**JOB:** Go through the entries below and copy each line containing the word "Write".

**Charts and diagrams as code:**

-=-=-=-=-

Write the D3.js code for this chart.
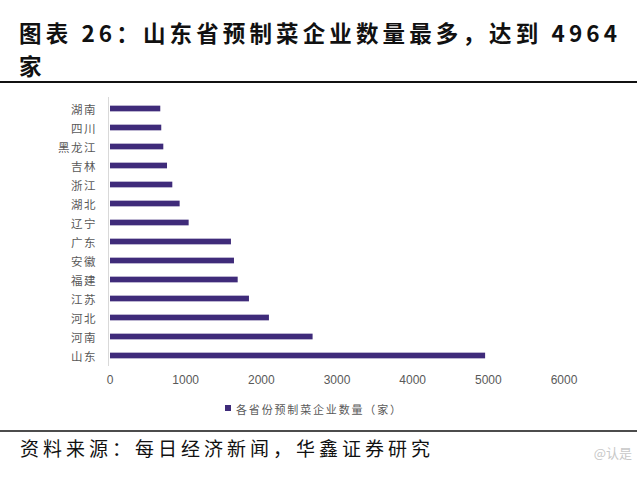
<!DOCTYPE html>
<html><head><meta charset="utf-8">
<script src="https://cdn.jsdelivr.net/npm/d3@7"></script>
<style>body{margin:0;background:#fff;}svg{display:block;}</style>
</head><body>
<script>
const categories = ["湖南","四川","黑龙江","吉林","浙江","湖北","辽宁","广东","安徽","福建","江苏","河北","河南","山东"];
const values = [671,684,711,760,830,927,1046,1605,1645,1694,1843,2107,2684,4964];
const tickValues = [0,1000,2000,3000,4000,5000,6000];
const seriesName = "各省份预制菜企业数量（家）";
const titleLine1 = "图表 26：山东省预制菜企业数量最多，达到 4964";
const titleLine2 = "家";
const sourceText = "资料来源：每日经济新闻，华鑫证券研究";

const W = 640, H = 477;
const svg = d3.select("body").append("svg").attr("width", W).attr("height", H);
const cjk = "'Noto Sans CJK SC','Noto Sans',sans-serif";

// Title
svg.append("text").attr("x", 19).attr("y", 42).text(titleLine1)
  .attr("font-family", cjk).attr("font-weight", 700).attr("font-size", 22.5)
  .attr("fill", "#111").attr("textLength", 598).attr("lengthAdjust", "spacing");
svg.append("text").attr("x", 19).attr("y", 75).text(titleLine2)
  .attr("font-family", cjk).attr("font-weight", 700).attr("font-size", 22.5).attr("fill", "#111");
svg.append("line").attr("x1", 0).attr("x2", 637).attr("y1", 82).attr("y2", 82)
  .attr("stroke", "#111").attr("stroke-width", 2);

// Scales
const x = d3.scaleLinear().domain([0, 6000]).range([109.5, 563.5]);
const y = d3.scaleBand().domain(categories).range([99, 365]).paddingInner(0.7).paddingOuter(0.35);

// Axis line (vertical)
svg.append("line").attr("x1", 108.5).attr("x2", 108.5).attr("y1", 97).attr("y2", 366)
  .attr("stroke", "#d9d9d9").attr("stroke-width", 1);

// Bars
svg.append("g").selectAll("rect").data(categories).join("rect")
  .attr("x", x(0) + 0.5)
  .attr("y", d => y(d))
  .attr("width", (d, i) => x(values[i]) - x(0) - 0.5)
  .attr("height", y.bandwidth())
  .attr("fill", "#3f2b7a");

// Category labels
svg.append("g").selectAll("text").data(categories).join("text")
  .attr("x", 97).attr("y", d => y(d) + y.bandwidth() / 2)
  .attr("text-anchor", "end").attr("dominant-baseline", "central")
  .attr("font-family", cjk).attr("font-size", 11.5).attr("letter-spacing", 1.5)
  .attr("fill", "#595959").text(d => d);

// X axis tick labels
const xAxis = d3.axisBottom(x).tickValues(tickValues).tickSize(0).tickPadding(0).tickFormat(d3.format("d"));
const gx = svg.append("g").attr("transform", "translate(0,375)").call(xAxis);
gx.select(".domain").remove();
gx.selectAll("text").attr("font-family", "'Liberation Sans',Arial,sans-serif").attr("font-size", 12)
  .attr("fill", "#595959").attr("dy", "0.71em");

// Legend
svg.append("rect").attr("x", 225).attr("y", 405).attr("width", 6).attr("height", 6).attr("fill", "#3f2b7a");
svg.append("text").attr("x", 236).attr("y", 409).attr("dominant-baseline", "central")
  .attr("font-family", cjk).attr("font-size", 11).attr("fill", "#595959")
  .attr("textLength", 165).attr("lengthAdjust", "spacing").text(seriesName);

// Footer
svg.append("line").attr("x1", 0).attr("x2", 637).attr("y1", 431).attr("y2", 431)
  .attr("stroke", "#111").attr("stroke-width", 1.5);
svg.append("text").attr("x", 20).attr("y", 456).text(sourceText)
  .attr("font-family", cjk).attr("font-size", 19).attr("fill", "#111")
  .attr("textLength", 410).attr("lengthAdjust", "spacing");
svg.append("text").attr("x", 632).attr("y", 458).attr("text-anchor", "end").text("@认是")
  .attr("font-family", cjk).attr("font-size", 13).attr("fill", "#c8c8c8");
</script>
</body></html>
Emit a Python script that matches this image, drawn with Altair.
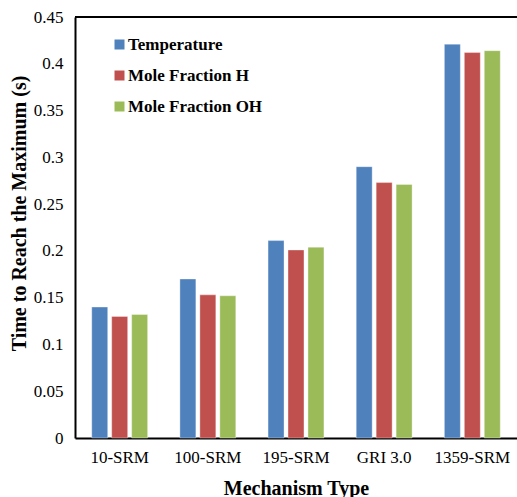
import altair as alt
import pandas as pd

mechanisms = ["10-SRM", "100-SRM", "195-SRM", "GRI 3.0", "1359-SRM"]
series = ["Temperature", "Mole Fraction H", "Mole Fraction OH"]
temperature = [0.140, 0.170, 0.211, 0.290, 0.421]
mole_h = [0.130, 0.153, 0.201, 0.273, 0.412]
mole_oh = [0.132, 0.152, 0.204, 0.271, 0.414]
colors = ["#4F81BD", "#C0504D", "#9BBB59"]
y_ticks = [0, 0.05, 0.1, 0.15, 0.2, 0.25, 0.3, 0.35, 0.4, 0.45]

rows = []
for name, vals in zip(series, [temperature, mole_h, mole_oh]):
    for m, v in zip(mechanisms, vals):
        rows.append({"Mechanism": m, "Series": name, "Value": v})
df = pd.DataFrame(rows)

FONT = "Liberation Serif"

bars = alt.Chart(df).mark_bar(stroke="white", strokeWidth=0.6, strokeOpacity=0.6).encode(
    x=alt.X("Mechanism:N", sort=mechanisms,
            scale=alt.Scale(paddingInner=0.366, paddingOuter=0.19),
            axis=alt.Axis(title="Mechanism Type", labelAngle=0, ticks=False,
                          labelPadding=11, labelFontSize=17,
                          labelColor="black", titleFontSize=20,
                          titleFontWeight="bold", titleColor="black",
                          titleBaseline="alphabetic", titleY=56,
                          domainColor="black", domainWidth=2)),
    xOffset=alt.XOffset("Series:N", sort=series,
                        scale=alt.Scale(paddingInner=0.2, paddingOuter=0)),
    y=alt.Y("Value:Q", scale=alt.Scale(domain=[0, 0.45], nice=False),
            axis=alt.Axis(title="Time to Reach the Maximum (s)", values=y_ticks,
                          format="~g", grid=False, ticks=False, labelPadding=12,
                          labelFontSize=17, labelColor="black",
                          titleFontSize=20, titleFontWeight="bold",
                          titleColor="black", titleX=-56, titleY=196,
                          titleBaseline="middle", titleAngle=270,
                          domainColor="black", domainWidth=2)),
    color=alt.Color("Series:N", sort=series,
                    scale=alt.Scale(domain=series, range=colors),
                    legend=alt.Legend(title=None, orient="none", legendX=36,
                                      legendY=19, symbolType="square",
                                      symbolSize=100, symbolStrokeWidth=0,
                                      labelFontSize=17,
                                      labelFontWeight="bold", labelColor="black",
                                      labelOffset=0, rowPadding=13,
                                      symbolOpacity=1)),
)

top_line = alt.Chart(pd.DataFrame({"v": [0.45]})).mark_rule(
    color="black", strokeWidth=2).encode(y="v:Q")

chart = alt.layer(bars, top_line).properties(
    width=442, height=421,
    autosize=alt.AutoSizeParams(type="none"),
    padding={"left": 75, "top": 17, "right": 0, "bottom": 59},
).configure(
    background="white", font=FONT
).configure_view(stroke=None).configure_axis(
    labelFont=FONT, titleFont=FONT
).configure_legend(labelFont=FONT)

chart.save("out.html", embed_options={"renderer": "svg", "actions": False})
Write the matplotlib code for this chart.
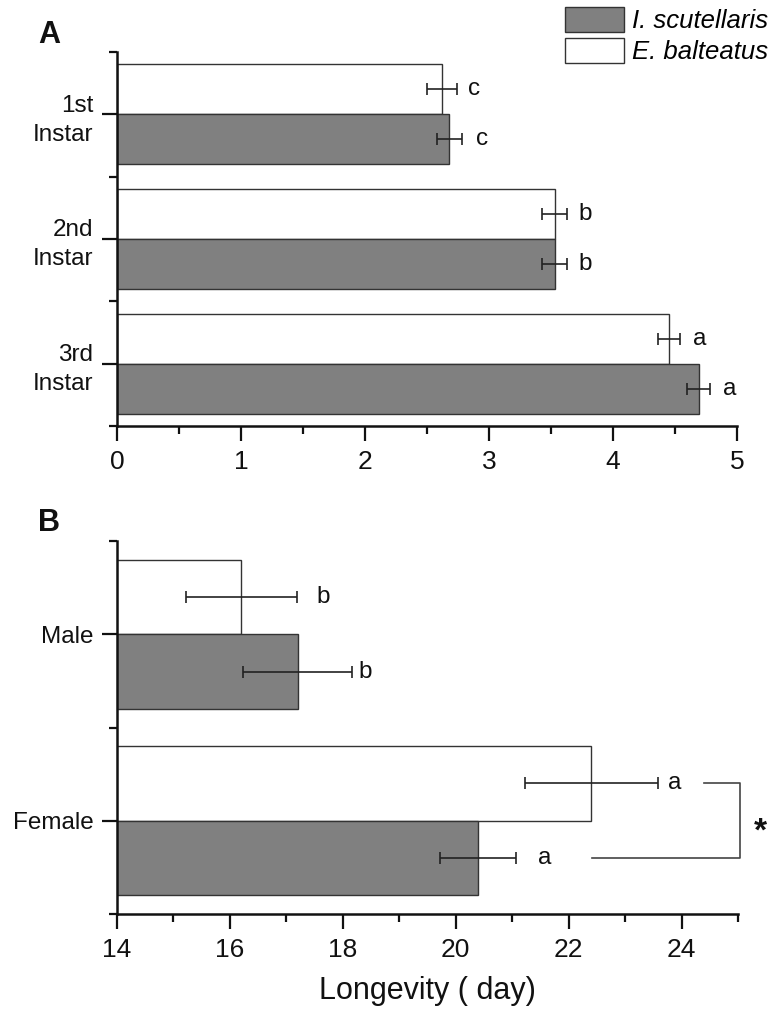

-=-=-=-=-

**REPLY:**
Write the D3.js code for this chart.
Write the matplotlib code for this chart.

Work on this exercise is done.